(2011) JLP 63: 207-230
Paul Jackson
Abstract
This article explores how international donor-supported decentralisation efforts and justice and security sector reform in Sierra Leone’s post-conflict reconstruction process have intersected with local power dynamics and ordinary citizens’ access to justice and security. Decentralisation efforts have introduced democratically elected local governments, but also retain a significant role for traditional chiefs, which have created the grounds for conflicts between chiefs and councillors over power and resources. In terms of justice provision, this leaves the citizen with a nominally wide choice, but with rivalries and unpredictable actors to choose from. This has been further complicated by new internationally supported paralegal programmes run by NGOs, which also provide a threat to the chiefs and their virtual monopoly of power in local justice. The article argues that the micro-political processes of actors existing in a space between ‘state’ and ‘non-state’ effectively mean that there has been a tendency of elite capture of the decentralisation efforts at the local level as well as a continuation of chiefdom power. This result acts to the detriment to those who have always lost out on access to justice and security. Based on these insights, the article provides a solid critique of international development agencies’ tendency to assume that the traditional and formal systems are somehow unaffected by local power structures.

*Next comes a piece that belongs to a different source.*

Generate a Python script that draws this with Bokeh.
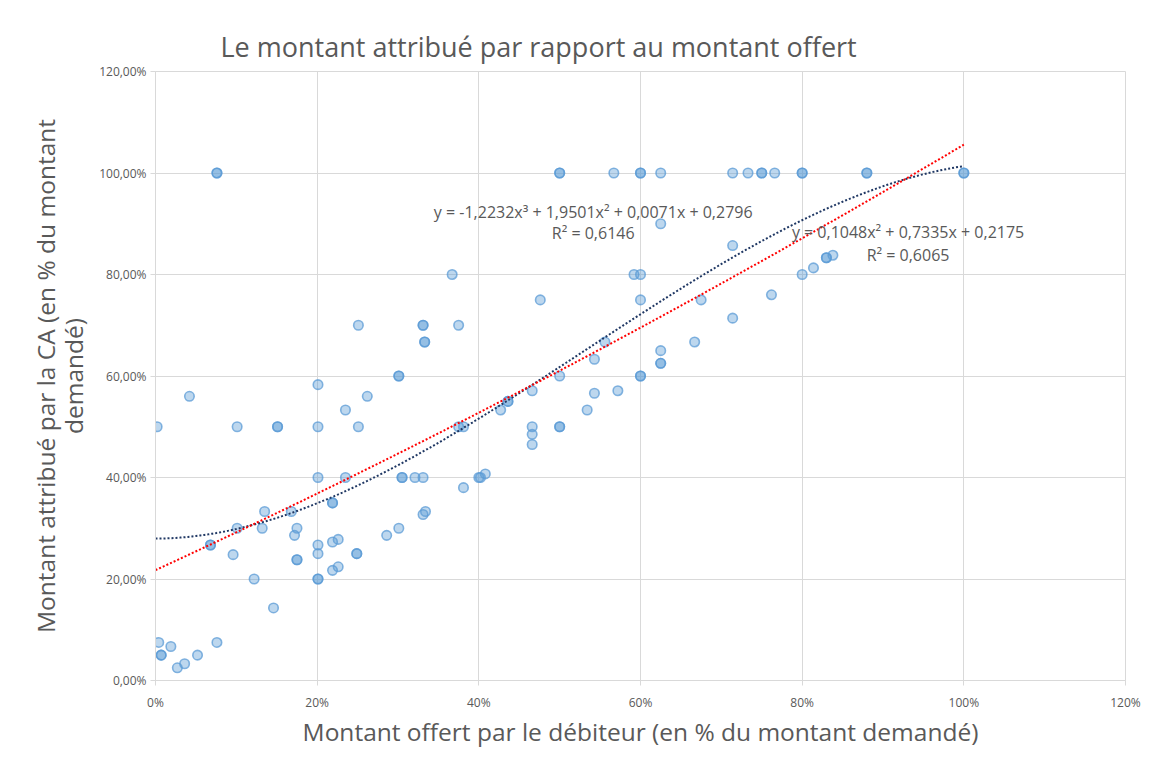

It also challenges the perceived dichotomy between ‘modern’ and ‘traditional’ systems, instead arguing that within Sierra Leone there is a hybrid network of institutions that constantly change and are subject to a variety of controlling bodies. The problem with this network is that to a greater or lesser degree all of the institutions are occupied by the same groups of people and so the excluded may remain excluded whilst the local elite may retain and extend their power over a mix of different institutions.